Jeffery Anderson

Polk County Judge Jeffery Anderson told Polk County Board members the county’s problem with addiction includes methamphetamine and opioids, but is not limited to those substances.


In an effort to stem crime related to methamphetamine and opioid use, Polk County Board members are asking legislators to increase consequences for dealers.

In a resolution passed unanimously April 16, the Polk County Board urged Governor Tony Evers and the Wisconsin legislature to “make sweeping changes” to state sentencing guidelines, increasing confinement for those convicted of the sale or distribution of meth and opioids.

The measure also urges the Wisconsin Counties Association to help lobby legislators to increase sentencing guidelines in such cases.

Supervisor Brad Olson, Clam Falls, said the resolution was a response to discussions with constituents.

“People are sick and tired of opening the newspaper and seeing someone arrested four, five, six, seven times for distributing drugs, getting a slap on the wrist and being told, ‘Don’t go out and do it again,’” he said. “Individuals who work inside the county have told me we’re at a tipping point. Is this resolution going to solve it? No. But if we don’t admit we have a problem, we’ll never get it fixed.”

Before passing the resolution, the board removed a paragraph urging the county’s district attorney and judges to dispense faster prosecution and sentencing. Some believed that particular request was beyond the scope of the board as a legislative body.

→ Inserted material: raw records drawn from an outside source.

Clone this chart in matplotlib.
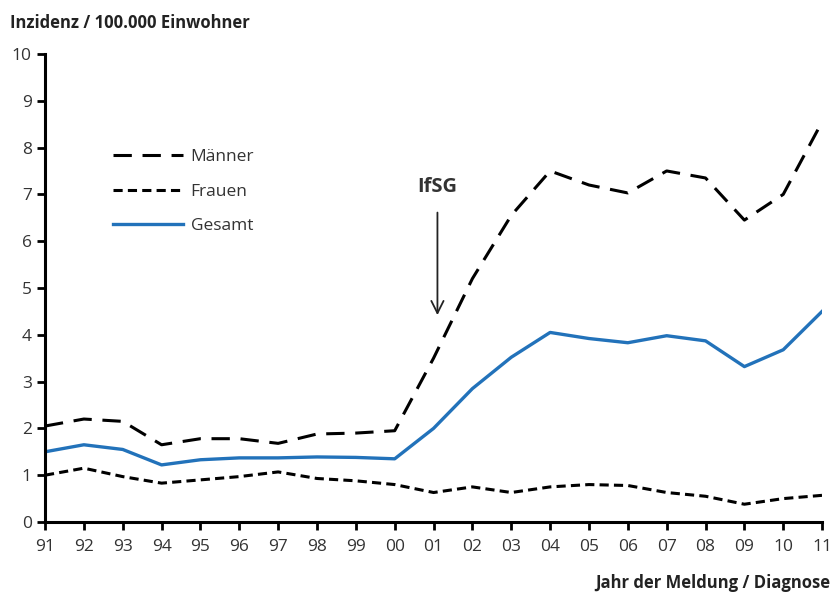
import matplotlib.pyplot as plt

plt.rcParams['font.family'] = ['Open Sans', 'DejaVu Sans']

years = ["91", "92", "93", "94", "95", "96", "97", "98", "99", "00",
         "01", "02", "03", "04", "05", "06", "07", "08", "09", "10", "11"]
maenner = [2.05, 2.2, 2.15, 1.65, 1.78, 1.78, 1.68, 1.88, 1.9, 1.95,
           3.5, 5.2, 6.55, 7.5, 7.2, 7.03, 7.5, 7.35, 6.45, 7.0, 8.55]
frauen = [1.0, 1.15, 0.97, 0.83, 0.9, 0.97, 1.07, 0.93, 0.88, 0.8,
          0.63, 0.75, 0.63, 0.75, 0.8, 0.78, 0.63, 0.55, 0.38, 0.5, 0.57]
gesamt = [1.5, 1.65, 1.55, 1.22, 1.33, 1.37, 1.37, 1.39, 1.38, 1.35,
          2.0, 2.85, 3.52, 4.05, 3.92, 3.83, 3.98, 3.87, 3.32, 3.68, 4.5]

blue = "#2272ba"
x = list(range(len(years)))

fig = plt.figure(figsize=(8.32, 5.94), dpi=100)
ax = fig.add_axes([0.0541, 0.1212, 0.934, 0.788])

ax.plot(x, maenner, color="black", lw=2.2, linestyle=(0, (6, 3.5)), label="Männer")
ax.plot(x, frauen, color="black", lw=2.2, linestyle=(0, (3, 1.7)), label="Frauen")
ax.plot(x, gesamt, color=blue, lw=2.4, label="Gesamt")

ax.set_xlim(0, len(years) - 1)
ax.set_ylim(0, 10)
ax.set_xticks(x)
ax.set_xticklabels(years)
ax.set_yticks(range(0, 11))

for s in ["top", "right"]:
    ax.spines[s].set_visible(False)
for s in ["left", "bottom"]:
    ax.spines[s].set_linewidth(2.2)
ax.tick_params(axis="both", width=2, length=6, labelsize=12.5, colors="black",
               labelcolor="#333333")
ax.tick_params(axis="x", pad=6)

leg = ax.legend(loc="upper left", bbox_to_anchor=(0.068, 0.83), frameon=False,
                handlelength=4.0, fontsize=12.5, labelcolor="#333333",
                labelspacing=1.05, handletextpad=0.45)

# IfSG annotation
ax.annotate("", xy=(10.1, 4.36), xytext=(10.1, 6.67),
            arrowprops=dict(arrowstyle="->", color="#222222", lw=1.3,
                            mutation_scale=22))
ax.text(10.1, 7.16, "IfSG", ha="center", va="center", fontsize=14.5,
        fontweight="bold", color="#333333")

fig.text(0.012, 0.962, "Inzidenz / 100.000 Einwohner", fontsize=12,
         fontweight="bold", color="#222222", va="center")
fig.text(0.998, 0.018, "Jahr der Meldung / Diagnose", fontsize=12,
         fontweight="bold", color="#222222", ha="right", va="center")

fig.savefig("out.png", dpi=100)
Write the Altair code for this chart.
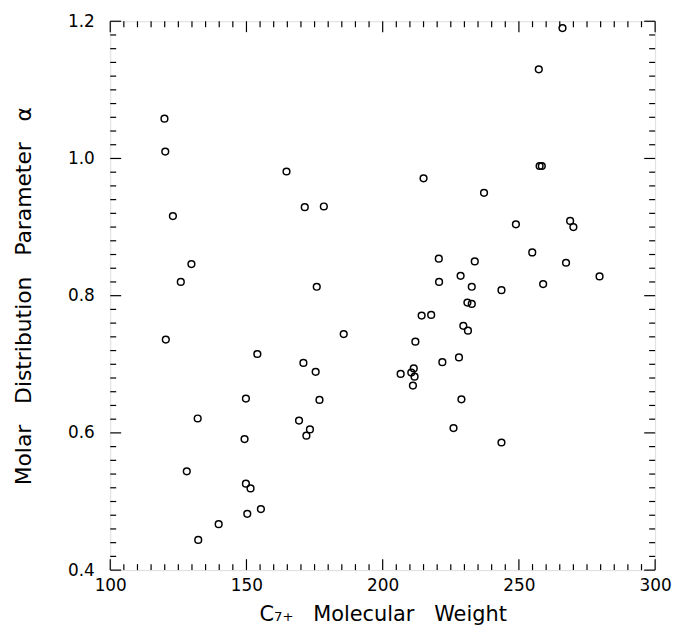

“Everyone knows we have a problem,” said Supervisor Joe Demulling, Star Prarie. “You can’t tell the court system what to do. We need to address that through the legislature.”

Not all agreed, saying the resolution was nothing more than a request.

“We’re not here to tell the judge or district attorney what they can do or can’t do,” said Supervisor Chris Nelson, Balsam Lake. “But I’ve sat through a couple meth cases recently, and this is to urge everyone and send a message to local people saying the county board has heard everyone and we’ve had enough.”

Ultimately the paragraph was nixed, leaving the resolution with a statewide focus.

Addiction a broader problem

Addressing the county board in a discussion related to the resolution, Judge Jeffery Anderson asserted that the county has a problem with more than meth and opioids. 

“Do we agree there’s a meth problem in Polk County? Absolutely,” he said. “Is there an opioid problem? It’s coming. Is there a prescription drug problem? You bet. Is there a marijuana problem in Polk County? Yes. Is there an alcohol problem in Polk County? Absolutely. Alcohol is one of our large problems as well. Is there a cocaine problem? Yes. 

“We have a number of substance abuse issues,” he continued. “Do we want to look at two substances or do we want to be a county that is more proactive with all substance abuse issues?”

Supervisor Nelson countered that meth is the most serious of the county’s addiction issues.

“If anyone has really been affected by meth, and not just reading it in the paper, meth is the devil,” he said. “Meth destroys not only the individual’s life, their family’s lives, it destroys the community’s lives. It’s a drug that drives people to do serious harm in the community.”

Addressing Anderson, he continued, “You have one experience as a judge. I have another experience living next to a meth house. It is a serious, serious issue.”

Nelson added that he hoped the resolution might prompt county agencies to approach the board requesting funds to help address substance abuse.

“We haven’t had anyone lobby us hard for more money for these issues,” Nelson said. “I hope the word ‘urge’ helps the system to come back to us and say they could do a better job with more staff and more funding.”